Нам остается упомянуть еще об одном русском мыслителе, чей значительный вклад в разработку теории нравственной активности человека также несомненен. Близкий друг В. С. Соловьева, Л. М. Лопатин, как и Н. А. Бердяев, полагал, что «духовность и творчество – понятия нераздельные»133. Творческая сила духа раскрывается в нашем непосредственном мировосприятии, а «пластичность действительности», возможность свободного творчества покоится на глубоком убеждении, что «нравственные действия должны иметь мировое значение, простирающееся на всю вселенную (курсив автора. – Д.Г.134. При этом, что очень важно, Л. М. Лопатин исходит из признания субстанциальности человеческого духа и положения о том, что свободная творческая деятельность «предшествует в бытии всякой необходимости (курсив автора. – Д.Г.135. Однако, хотя нравственное утверждение творческой активности человека является одной из ведущих тем персоналистической метафизики Л. М. Лопатина, ряд его положений – о том, что «добро есть свойство и закон природы», что «вечное единое раскрывается в вечном многом» и др. – в целом сближает его построения с системами В. С. Соловьева, С. Н. Булгакова и П. А. Флоренского, что делает невозможным для него, как и для Н. А. Бердяева, выход к проблематике деятельной любви.

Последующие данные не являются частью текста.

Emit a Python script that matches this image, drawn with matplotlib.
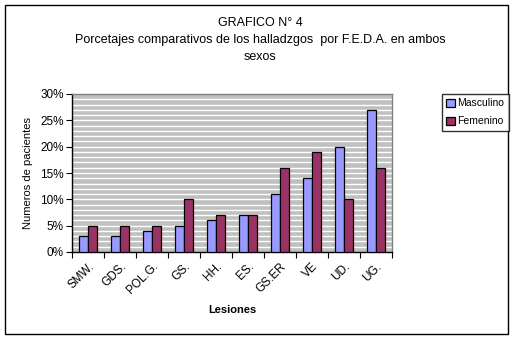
import matplotlib
matplotlib.use("Agg")
import matplotlib.pyplot as plt
from matplotlib.patches import Rectangle
import numpy as np

plt.rcParams['font.family'] = ['Liberation Sans', 'DejaVu Sans']

categories = ["SMW.", "GDS.", "POL.G.", "GS.", "HH.", "ES.", "GS.ER", "VE", "UD.", "UG."]
masculino = [3, 3, 4, 5, 6, 7, 11, 14, 20, 27]
femenino = [5, 5, 5, 10, 7, 7, 16, 19, 10, 16]
y_ticks = [0, 5, 10, 15, 20, 25, 30]
y_tick_labels = ["0%", "5%", "10%", "15%", "20%", "25%", "30%"]

W, H = 514, 339
fig = plt.figure(figsize=(W / 100, H / 100), dpi=100)
fig.patch.set_facecolor("white")

# outer chart frame
fig.add_artist(Rectangle((5 / W, 5 / H), 503 / W, 329 / H, transform=fig.transFigure,
                         fill=False, edgecolor="black", linewidth=1.0))

ax = fig.add_axes([72 / W, (H - 252) / H, 320 / W, 158 / H])
ax.set_facecolor("#C0C0C0")

x = np.arange(len(categories))
w = 0.28
ax.bar(x - w / 2, masculino, w, color="#9999FF", edgecolor="black", linewidth=0.9,
       label="Masculino", zorder=3)
ax.bar(x + w / 2, femenino, w, color="#993366", edgecolor="black", linewidth=0.9,
       label="Femenino", zorder=3)

ax.set_xlim(-0.5, len(categories) - 0.5)
ax.set_ylim(0, 30)

# white gridlines every 1%
for v in range(1, 30):
    ax.axhline(v, color="white", linewidth=1.0, zorder=1)

ax.set_yticks(y_ticks)
ax.set_yticklabels(y_tick_labels, fontsize=8.5)
ax.tick_params(axis="y", direction="out", length=4, width=0.8, pad=2)

ax.set_xticks(x)
ax.set_xticklabels(categories, fontsize=8.5, rotation=45, ha="right",
                   rotation_mode="anchor")
ax.tick_params(axis="x", which="major", length=0, pad=6)
ax.set_xticks(np.arange(-0.5, len(categories)), minor=True)
ax.tick_params(axis="x", which="minor", direction="out", length=4, width=0.8)

for s in ["top", "right"]:
    ax.spines[s].set_color("#808080")
    ax.spines[s].set_linewidth(1.0)
for s in ["left", "bottom"]:
    ax.spines[s].set_color("black")
    ax.spines[s].set_linewidth(1.0)

ax.set_ylabel("Numeros de pacientes", fontsize=8, labelpad=5)
ax.set_xlabel("Lesiones", fontsize=8, fontweight="bold", labelpad=6)

fig.text(260 / W, 1 - 23 / H, "GRAFICO N° 4", ha="center", va="center", fontsize=9)
fig.text(260 / W, 1 - 40 / H, "Porcetajes comparativos de los halladzgos  por F.E.D.A. en ambos",
         ha="center", va="center", fontsize=9)
fig.text(260 / W, 1 - 57 / H, "sexos", ha="center", va="center", fontsize=9)

leg = fig.legend(loc="upper left", bbox_to_anchor=(442 / W, 1 - 94 / H), fontsize=7.5,
                 frameon=True, fancybox=False, edgecolor="black", handlelength=0.8,
                 handleheight=0.8, handletextpad=0.3, borderpad=0.4, labelspacing=0.8,
                 borderaxespad=0)
leg.get_frame().set_linewidth(1.0)

fig.savefig("out.png", dpi=100)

Христианская этика деятельной любви есть раг ехсеllenсе система нравственной активности человека, которая вытекает из симфонической, соборной природы человеческой личности. Христианская мораль, вопреки сложившемуся мнению, совсем не есть мораль жизнеотрицания, но есть, напротив, мораль утверждения полноты жизни, в смысле полноты личного бытия человека, которое реализуется не просто в «служении другим людям» – эта формулировка носит слишком отвлеченный, «безответный» и «юридический» характер, но в его активной искательности, самобытном и деятельном пробуждении в других людях «ответной любви» – их личного же, в подлинном смысле духовного и человеческого бытия. Это и есть настоящая «экзистенциальная диалектика», утверждаемая в христианстве и глубоко отличная от пессимистически-нигилистического философского экзистенциализма. В то же время деятельная любовь к людям требует от каждого человека невероятных нравственных – внутренних – усилий ответностного самостояния, или встречности бытия, т.е. готовности трудиться, творить, отстаивать всеми силами своего существа и воссоздавать в мире подлинно человеческую реальность. Предельный смысл человеческой культуры и, стало быть, смысл человеческой жизни и обретается на путях такого любовного соборования, живой встречи человека с Богом и человека с человеком.

Заключение

Господствующая в русской философии серебряного века идея всеединства, вызванная к жизни творческим гением В. С. Соловьева, не может служить настоящим обоснованием деятельной любви, которая образует смысловое ядро христианской нравственности. Последняя ставит задачу построения принципиально иной – персоналистической – метафизики, исходящей из признания субстанциальной природы человеческого «я» и метафизического приоритета личностного начала не только в сфере познания, но и в онтологическом смысле. В то же время именно опыт «конкретной метафизики» – метафизики всеединства – позволил русским мыслителям наиболее глубоко осознать и развить этическую тему, по-настоящему поставить все основные проблемы нравственной философии. Именно через осмысление «антиномий» всеединства можно прийти к пониманию сущностного триединства нравственной проблематики – триединства самобытности, симфоничности и соборности человеческого бытия. Больше того, работы В. С. Соловьева, С. Н. Булгакова, П. А. Флоренского, С. Л. Франка и других русских мыслителей конца XIX – первой четверти XX века в полной мере сохраняют самостоятельное значение, ибо даже в рационалистической односторонности своей (как результат рационализации нравственной действительности – на магистральных для русской философии путях примирения веры и разума) они показывают одну из сторон истины, и потому (если их не абсолютизировать) остаются истинными. Не впадая в непререкаемый догматизм, можно утверждать, что религиозная метафизика нравственности указанного периода и по сей день остается одним из самых значительных достижений отечественной философии.